On Receiving Tips

I got stiffed on tips earlier this week. It did not do my mood any favors. I had several other things to do over the course of the afternoon, and while I did get some refuge from a quite delicious cup of cold-brewed coffee, the lingering feeling of tiplessness stuck in my craw while I attempted to go about my other tasks. I sort of trudged through them, going “grrr” to myself while I attempted productive ambulation.

On other days, precisely the opposite happens. Some days after a tour the fives and tens and twenties come out in something like a flood, and my wallet has a reassuring fatness to it afterwards. People not only compliment and applaud me, but give me money as well.
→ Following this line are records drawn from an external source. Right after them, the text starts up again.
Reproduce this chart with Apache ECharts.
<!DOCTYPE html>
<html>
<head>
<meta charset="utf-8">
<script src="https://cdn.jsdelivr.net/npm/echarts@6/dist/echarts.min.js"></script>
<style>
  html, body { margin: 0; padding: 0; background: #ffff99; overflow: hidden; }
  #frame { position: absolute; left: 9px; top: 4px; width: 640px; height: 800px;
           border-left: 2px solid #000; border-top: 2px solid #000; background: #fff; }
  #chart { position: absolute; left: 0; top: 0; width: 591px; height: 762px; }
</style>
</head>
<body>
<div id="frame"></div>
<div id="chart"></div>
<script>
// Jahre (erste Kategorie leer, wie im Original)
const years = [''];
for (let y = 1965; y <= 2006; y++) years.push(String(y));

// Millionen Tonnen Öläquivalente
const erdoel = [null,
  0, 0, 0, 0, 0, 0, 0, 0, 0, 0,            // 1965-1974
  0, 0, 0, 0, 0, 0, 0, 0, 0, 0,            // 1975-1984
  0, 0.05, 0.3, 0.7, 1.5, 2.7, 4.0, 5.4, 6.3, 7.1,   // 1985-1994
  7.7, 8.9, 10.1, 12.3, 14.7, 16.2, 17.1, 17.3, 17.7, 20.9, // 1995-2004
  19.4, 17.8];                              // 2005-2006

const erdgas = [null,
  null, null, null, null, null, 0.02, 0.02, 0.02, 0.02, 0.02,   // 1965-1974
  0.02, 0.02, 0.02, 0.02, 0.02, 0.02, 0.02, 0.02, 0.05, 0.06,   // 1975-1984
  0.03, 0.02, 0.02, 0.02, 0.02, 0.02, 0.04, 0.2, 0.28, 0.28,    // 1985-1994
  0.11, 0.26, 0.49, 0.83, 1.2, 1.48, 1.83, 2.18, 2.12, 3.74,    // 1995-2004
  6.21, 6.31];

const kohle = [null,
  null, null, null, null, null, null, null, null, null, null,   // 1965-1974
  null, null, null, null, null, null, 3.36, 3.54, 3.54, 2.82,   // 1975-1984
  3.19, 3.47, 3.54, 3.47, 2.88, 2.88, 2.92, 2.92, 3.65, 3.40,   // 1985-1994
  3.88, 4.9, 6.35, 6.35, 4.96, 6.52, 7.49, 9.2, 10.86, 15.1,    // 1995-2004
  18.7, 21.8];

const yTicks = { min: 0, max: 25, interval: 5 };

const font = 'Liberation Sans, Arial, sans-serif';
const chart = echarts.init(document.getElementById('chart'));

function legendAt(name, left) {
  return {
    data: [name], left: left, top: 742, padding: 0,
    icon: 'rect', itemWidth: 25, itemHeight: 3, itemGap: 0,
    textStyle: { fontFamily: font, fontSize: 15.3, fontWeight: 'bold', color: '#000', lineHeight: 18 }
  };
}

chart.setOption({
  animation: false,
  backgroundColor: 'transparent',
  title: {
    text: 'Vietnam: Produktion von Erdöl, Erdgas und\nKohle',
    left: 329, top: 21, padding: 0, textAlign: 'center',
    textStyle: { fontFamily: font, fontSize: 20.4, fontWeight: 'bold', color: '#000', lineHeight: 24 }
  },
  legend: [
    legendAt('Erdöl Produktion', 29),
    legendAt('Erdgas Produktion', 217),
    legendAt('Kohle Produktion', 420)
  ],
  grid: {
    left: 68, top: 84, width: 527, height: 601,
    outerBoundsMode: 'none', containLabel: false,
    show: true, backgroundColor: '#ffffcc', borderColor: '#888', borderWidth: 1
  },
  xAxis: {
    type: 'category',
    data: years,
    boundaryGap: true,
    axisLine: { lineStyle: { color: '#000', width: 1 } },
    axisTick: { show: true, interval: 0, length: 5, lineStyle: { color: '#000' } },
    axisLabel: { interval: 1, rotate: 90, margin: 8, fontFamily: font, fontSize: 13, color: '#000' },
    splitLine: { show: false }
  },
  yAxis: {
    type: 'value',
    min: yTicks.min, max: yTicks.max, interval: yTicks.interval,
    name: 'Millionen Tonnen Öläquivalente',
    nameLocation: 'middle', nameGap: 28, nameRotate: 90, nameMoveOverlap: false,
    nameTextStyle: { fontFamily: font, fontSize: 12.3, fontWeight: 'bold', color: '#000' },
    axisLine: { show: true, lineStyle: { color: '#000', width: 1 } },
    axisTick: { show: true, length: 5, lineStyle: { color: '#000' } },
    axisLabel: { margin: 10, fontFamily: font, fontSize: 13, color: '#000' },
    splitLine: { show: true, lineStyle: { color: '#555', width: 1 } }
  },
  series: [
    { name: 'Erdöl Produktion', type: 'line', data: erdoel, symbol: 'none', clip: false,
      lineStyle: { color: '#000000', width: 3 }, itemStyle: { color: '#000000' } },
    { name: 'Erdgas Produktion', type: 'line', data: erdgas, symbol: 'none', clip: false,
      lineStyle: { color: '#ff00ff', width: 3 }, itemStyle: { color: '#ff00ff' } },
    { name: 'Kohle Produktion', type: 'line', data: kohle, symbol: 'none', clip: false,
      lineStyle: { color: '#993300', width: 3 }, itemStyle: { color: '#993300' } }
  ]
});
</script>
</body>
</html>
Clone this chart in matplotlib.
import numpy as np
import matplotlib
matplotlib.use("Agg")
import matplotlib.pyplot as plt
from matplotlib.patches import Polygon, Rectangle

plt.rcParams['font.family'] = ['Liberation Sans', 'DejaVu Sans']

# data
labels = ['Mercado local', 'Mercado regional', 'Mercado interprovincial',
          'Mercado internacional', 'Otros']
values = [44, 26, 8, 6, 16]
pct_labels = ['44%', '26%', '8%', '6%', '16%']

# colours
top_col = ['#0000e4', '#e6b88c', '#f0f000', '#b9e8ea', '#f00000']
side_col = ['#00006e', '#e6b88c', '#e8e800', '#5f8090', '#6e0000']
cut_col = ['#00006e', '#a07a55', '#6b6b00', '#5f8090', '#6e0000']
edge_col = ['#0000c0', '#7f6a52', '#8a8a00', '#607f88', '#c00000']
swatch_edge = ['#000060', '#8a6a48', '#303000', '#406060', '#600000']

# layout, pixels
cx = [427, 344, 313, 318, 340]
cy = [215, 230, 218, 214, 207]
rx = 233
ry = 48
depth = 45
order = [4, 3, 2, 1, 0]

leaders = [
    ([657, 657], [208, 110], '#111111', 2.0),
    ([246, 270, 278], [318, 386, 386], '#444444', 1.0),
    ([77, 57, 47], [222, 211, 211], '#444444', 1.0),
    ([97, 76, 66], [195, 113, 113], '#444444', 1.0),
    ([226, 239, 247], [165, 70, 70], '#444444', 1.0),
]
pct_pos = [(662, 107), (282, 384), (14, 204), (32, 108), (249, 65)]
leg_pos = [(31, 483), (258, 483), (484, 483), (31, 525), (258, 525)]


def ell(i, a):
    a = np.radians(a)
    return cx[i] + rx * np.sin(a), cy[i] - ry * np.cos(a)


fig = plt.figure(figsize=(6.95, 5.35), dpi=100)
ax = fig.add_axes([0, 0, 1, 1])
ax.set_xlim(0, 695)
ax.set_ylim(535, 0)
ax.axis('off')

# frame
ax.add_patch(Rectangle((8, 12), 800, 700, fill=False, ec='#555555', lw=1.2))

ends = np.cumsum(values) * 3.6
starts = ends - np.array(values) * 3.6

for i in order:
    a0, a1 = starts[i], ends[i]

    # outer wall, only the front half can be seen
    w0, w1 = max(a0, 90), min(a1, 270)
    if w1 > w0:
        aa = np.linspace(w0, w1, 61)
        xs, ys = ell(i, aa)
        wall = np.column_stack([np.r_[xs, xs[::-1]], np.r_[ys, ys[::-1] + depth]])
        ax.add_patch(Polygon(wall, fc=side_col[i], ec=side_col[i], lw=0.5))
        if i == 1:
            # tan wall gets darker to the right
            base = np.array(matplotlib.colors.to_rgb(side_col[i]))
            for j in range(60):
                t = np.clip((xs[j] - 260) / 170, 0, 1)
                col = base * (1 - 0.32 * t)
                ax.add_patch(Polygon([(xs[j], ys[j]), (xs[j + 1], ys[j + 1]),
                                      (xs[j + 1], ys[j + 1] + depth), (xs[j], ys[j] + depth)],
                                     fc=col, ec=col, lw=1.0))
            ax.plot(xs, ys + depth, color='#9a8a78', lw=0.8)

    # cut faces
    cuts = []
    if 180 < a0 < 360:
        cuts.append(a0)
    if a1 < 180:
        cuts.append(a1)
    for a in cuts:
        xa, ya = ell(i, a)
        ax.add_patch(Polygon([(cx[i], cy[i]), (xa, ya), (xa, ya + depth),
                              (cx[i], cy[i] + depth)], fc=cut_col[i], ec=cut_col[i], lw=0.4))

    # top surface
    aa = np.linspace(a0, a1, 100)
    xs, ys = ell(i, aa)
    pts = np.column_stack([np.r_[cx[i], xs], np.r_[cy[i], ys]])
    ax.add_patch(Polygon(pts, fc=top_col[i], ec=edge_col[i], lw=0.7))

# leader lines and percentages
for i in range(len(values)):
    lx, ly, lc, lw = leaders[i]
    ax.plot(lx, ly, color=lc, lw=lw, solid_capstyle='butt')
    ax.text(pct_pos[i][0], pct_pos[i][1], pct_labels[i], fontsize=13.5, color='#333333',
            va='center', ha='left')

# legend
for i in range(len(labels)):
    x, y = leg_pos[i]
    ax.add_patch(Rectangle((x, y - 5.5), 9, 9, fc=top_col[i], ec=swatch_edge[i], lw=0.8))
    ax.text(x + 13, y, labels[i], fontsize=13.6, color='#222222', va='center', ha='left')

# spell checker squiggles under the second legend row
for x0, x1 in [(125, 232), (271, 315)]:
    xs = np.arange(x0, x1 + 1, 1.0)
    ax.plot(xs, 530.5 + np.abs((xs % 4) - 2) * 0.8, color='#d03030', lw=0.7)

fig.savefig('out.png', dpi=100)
On those days, after making perhaps $150 over the course of a few short hours, I’m hugely happy. I’ll treat myself to lunch at a favorite food cart, and I know that the rest of the day will have a comfortable ease. My heart won’t beat as fast and I’ll know that I can look to that stack of bills as a reassuring affirmation that I am, in fact, good at my job. The fives and twenties and tens say “You are smart, charming, and fun to be with. You were worth the price of admission and more. People like you so much, that you made enough in a single day to pay for two week’s worth of groceries.” (I think that my internal monologue has used the term “baller” once or twice after particularly successful tours.)

I like to think that I have a pretty good sense of when I’m on and when I’m not. After a fair amount of teaching, tour-guiding, and occasional stand-up, I like to believe that I can tell when I have a group of people and when I don’t. I’m my own harshest critic, though, and often I’ll be self-critiquing my own performance as I’m doing a tour. I’ll dwell on the tone of my voice, the meter I’m affecting, and the attention that people are paying to me, wondering if I’m doing it wrong or reading the crowd incorrectly. Then, at the end, they’ll tip me. When I’m hard on my self and then get tipped anyway, that’s a massive affirmation.
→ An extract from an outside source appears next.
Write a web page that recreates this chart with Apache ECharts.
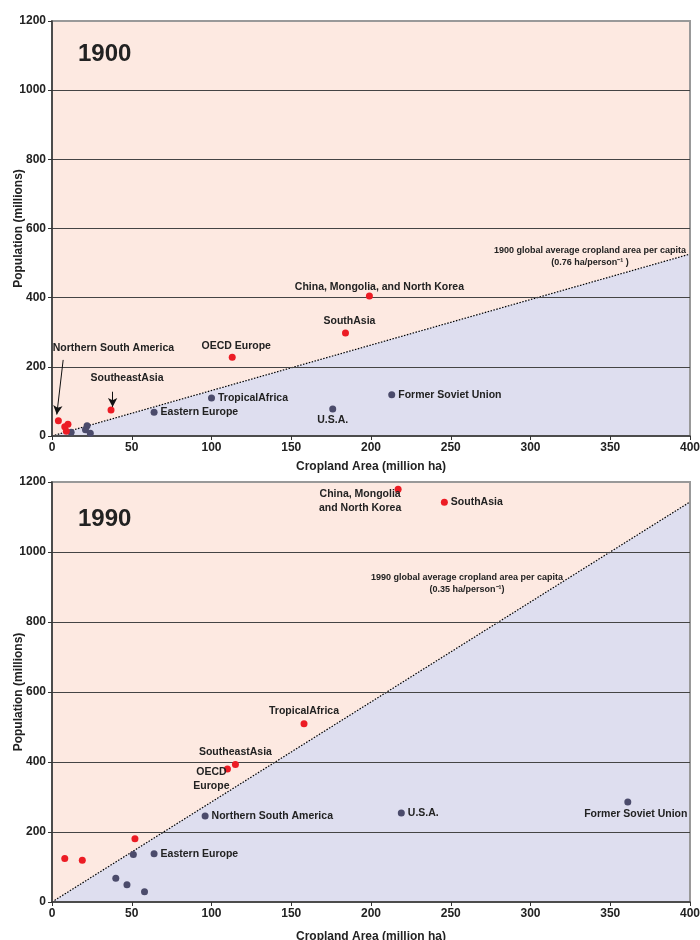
<!DOCTYPE html>
<html>
<head>
<meta charset="utf-8">
<script src="https://cdn.jsdelivr.net/npm/echarts@6/dist/echarts.min.js"></script>
<style>
  html, body { margin: 0; padding: 0; background: #fff; }
  #main { width: 700px; height: 940px; }
</style>
</head>
<body>
<div id="main"></div>
<script>
// axis ticks
var xTicks = [0, 50, 100, 150, 200, 250, 300, 350, 400];
var yTicks = [0, 200, 400, 600, 800, 1000, 1200];

// 1900 panel
var red1900Names = ['China, Mongolia, and North Korea', 'SouthAsia', 'OECD Europe', 'SoutheastAsia', 'Northern South America', '', '', ''];
var red1900X = [199, 184, 113, 37, 4, 10, 8, 9];
var red1900Y = [405, 298, 228, 75, 44, 34, 27, 14];
var dark1900Names = ['Former Soviet Union', 'U.S.A.', 'TropicalAfrica', 'Eastern Europe', '', '', '', ''];
var dark1900X = [213, 176, 100, 64, 22, 21, 24, 12];
var dark1900Y = [119, 78, 110, 69, 30, 18, 8, 11];
var avg1900 = [[0, 0], [400, 526]];

// 1990 panel
var red1990Names = ['China, Mongolia\nand North Korea', 'SouthAsia', 'TropicalAfrica', 'SoutheastAsia', 'OECD\nEurope', '', '', ''];
var red1990X = [217, 246, 158, 115, 110, 52, 8, 19];
var red1990Y = [1179, 1142, 509, 393, 380, 181, 124, 119];
var dark1990Names = ['Former Soviet Union', 'U.S.A.', 'Northern South America', 'Eastern Europe', '', '', '', ''];
var dark1990X = [361, 219, 96, 64, 51, 40, 47, 58];
var dark1990Y = [286, 254, 246, 138, 136, 68, 49, 29];
var avg1990 = [[0, 0], [400, 1143]];

var FONT = '"Liberation Sans", Arial, sans-serif';
var PEACH = '#fde9e1';
var LAVENDER = '#dedeef';
var RED = '#ec1c24';
var DARK = '#4b4b6b';

// where each label sits relative to its point
var labelPos = {
  'China, Mongolia, and North Korea': { position: 'top', distance: 0, offset: [10, 2] },
  'SouthAsia|1900': { position: 'top', distance: 1, offset: [4, 0] },
  'OECD Europe': { position: 'top', distance: 1, offset: [4, 0] },
  'SoutheastAsia|1900': { position: 'top', distance: 2, offset: [16, -19] },
  'Northern South America|1900': { position: 'top', distance: 2, offset: [55, -60] },
  'Former Soviet Union|1900': { position: 'right', distance: 3 },
  'U.S.A.|1900': { position: 'bottom', distance: 1 },
  'TropicalAfrica|1900': { position: 'right', distance: 3 },
  'Eastern Europe|1900': { position: 'right', distance: 3 },
  'China, Mongolia\nand North Korea': { position: 'inside', offset: [-38, 12] },
  'SouthAsia|1990': { position: 'right', distance: 3 },
  'TropicalAfrica|1990': { position: 'top', distance: 2 },
  'SoutheastAsia|1990': { position: 'top', distance: 2 },
  'OECD\nEurope': { position: 'inside', offset: [-16, 10] },
  'Former Soviet Union|1990': { position: 'bottom', distance: 2, offset: [8, 0] },
  'U.S.A.|1990': { position: 'right', distance: 3 },
  'Northern South America|1990': { position: 'right', distance: 3 },
  'Eastern Europe|1990': { position: 'right', distance: 3 }
};

function points(names, xs, ys, year) {
  return xs.map(function (x, i) {
    var item = { value: [x, ys[i]], name: names[i] };
    var pos = labelPos[names[i] + '|' + year] || labelPos[names[i]];
    if (names[i] && pos) {
      item.label = Object.assign({ show: true }, pos);
    }
    return item;
  });
}

var pointLabel = {
  show: false,
  formatter: '{b}',
  color: '#222',
  fontFamily: FONT,
  fontWeight: 'bold',
  fontSize: 10.5,
  lineHeight: 14
};

function plain(v) { return String(v); }

function xAxisFor(gridIndex, gap) {
  return {
    gridIndex: gridIndex,
    type: 'value',
    min: xTicks[0],
    max: xTicks[xTicks.length - 1],
    interval: 50,
    name: 'Cropland Area (million ha)',
    nameLocation: 'middle',
    nameGap: gap,
    nameMoveOverlap: false,
    nameTextStyle: { fontFamily: FONT, fontWeight: 'bold', fontSize: 12, color: '#222' },
    axisLine: { lineStyle: { color: '#333', width: 1.5 } },
    axisTick: { show: true, length: 4, lineStyle: { color: '#333' } },
    axisLabel: { margin: 6, formatter: plain, fontFamily: FONT, fontWeight: 'bold', fontSize: 12, color: '#222' },
    splitLine: { show: false },
    z: 1
  };
}

function yAxisFor(gridIndex) {
  return {
    gridIndex: gridIndex,
    type: 'value',
    min: yTicks[0],
    max: yTicks[yTicks.length - 1],
    interval: 200,
    name: 'Population (millions)',
    nameLocation: 'middle',
    nameGap: 27,
    nameRotate: 90,
    nameMoveOverlap: false,
    nameTextStyle: { fontFamily: FONT, fontWeight: 'bold', fontSize: 12, color: '#222' },
    axisLine: { show: true, lineStyle: { color: '#333', width: 1.5 } },
    axisTick: { show: true, length: 4, lineStyle: { color: '#333' } },
    axisLabel: { margin: 6, formatter: plain, fontFamily: FONT, fontWeight: 'bold', fontSize: 12, color: '#222' },
    splitLine: { show: true, showMinLine: false, showMaxLine: false, lineStyle: { color: '#444', width: 1 } },
    z: 1
  };
}

function areaSeries(idx, data, origin, color, withLine) {
  return {
    type: 'line',
    xAxisIndex: idx,
    yAxisIndex: idx,
    data: data,
    showSymbol: false,
    silent: true,
    z: 0,
    lineStyle: withLine ? { color: '#000', width: 1.2, type: [1.5, 1.5] } : { width: 0 },
    areaStyle: { color: color, opacity: 1, origin: origin }
  };
}

function scatterSeries(idx, data, color, extra) {
  return Object.assign({
    type: 'scatter',
    xAxisIndex: idx,
    yAxisIndex: idx,
    data: data,
    symbolSize: 7,
    itemStyle: { color: color, opacity: 1 },
    label: pointLabel,
    z: 3
  }, extra || {});
}

var arrowLine = {
  silent: true,
  symbol: ['none', 'arrow'],
  symbolSize: [7, 9],
  label: { show: false },
  lineStyle: { color: '#111', width: 1, type: 'solid', opacity: 1 },
  data: [
    [{ coord: [7, 220] }, { coord: [3, 62] }],
    [{ coord: [38, 128] }, { coord: [38, 84] }]
  ]
};

var chart = echarts.init(document.getElementById('main'), null, { renderer: 'canvas' });

var gridBase = { left: 52, width: 638, show: true, backgroundColor: 'transparent', borderColor: '#999', borderWidth: 2, z: 1, containLabel: false, outerBoundsMode: 'none' };

var option = {
  backgroundColor: '#fff',
  animation: false,
  title: [
    { text: '1900', left: 78, top: 42, padding: 0, textStyle: { fontFamily: FONT, fontSize: 24, fontWeight: 'bold', color: '#222' } },
    { text: '1990', left: 78, top: 507, padding: 0, textStyle: { fontFamily: FONT, fontSize: 24, fontWeight: 'bold', color: '#222' } }
  ],
  grid: [
    Object.assign({ top: 21, height: 415 }, gridBase),
    Object.assign({ top: 482, height: 420 }, gridBase)
  ],
  xAxis: [xAxisFor(0, 25), xAxisFor(1, 29)],
  yAxis: [yAxisFor(0), yAxisFor(1)],
  graphic: [
    {
      type: 'text', x: 590, y: 257, z: 5,
      style: {
        text: '1900 global average cropland area per capita\n(0.76 ha/person\u207B\u00B9 )',
        align: 'center', verticalAlign: 'middle', lineHeight: 12,
        fontFamily: FONT, fontSize: 9, fontWeight: 'bold', fill: '#222'
      }
    },
    {
      type: 'text', x: 467, y: 584, z: 5,
      style: {
        text: '1990 global average cropland area per capita\n(0.35 ha/person\u207B\u00B9)',
        align: 'center', verticalAlign: 'middle', lineHeight: 12,
        fontFamily: FONT, fontSize: 9, fontWeight: 'bold', fill: '#222'
      }
    }
  ],
  series: [
    areaSeries(0, avg1900, 'end', PEACH, false),
    areaSeries(0, avg1900, 'start', LAVENDER, true),
    areaSeries(1, avg1990, 'end', PEACH, false),
    areaSeries(1, avg1990, 'start', LAVENDER, true),
    scatterSeries(0, points(dark1900Names, dark1900X, dark1900Y, 1900), DARK),
    scatterSeries(0, points(red1900Names, red1900X, red1900Y, 1900), RED, { markLine: arrowLine }),
    scatterSeries(1, points(dark1990Names, dark1990X, dark1990Y, 1990), DARK),
    scatterSeries(1, points(red1990Names, red1990X, red1990Y, 1990), RED)
  ]
};

chart.setOption(option);
</script>
</body>
</html>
But, getting stiffed inevitably spoils my mood. I seldom think “Yeah, that was a lousy tour and didn’t deserve a tip,” though that has happened. Instead, I think to myself “What’s wrong with you cheapskates? You don’t like me? You don’t like the massive, personable knowledge-dump that I just gave you? You don’t like the map of Portland with restaurant recommendations that I just did for you? You don’t like my brilliant (though admittedly dumb) jokes? What?”

Sometimes it might just be because they didn’t know to tip a tour guide, or didn’t go to an ATM, or really couldn’t afford a tour in the first place and couldn’t do a tip on top of that. I suppose those are all reasonable. But still. A lack of cash makes me, as they say on the internet, a sad panda.

It’s nice to think that someone could be virtuous enough to not care about money, but I don’t think I’m alone in admitting that money makes me happy. Getting it, earning, feeling that I’m worth it and and not having to worry about it is a great feeling, and It’s somewhat silly to pretend otherwise. Money is one of those things (kind of like sex) that is seldom ironic, sarcastic, or bullshit. It’s a concrete backing to applause and thanks.

Ultimately, I would rather where prices and wages were a bit higher, and no one tipped. That would make things much easier, and my personal budget would be much more predictable. However, that’s not going to happen anytime soon. In the meantime, I’ll keep enjoying that high that I get from getting tipped.

Of course, the nice people who stiffed me wrote a pretty nice review of me on Trip Advisor later, so their lack of tip was probably just an honest mistake. Still, I dwell on it far too much. I love it and am exasperated by it, and the end of a tour when the wallets come out (or don’t) is perpetually a high or low part of my routine.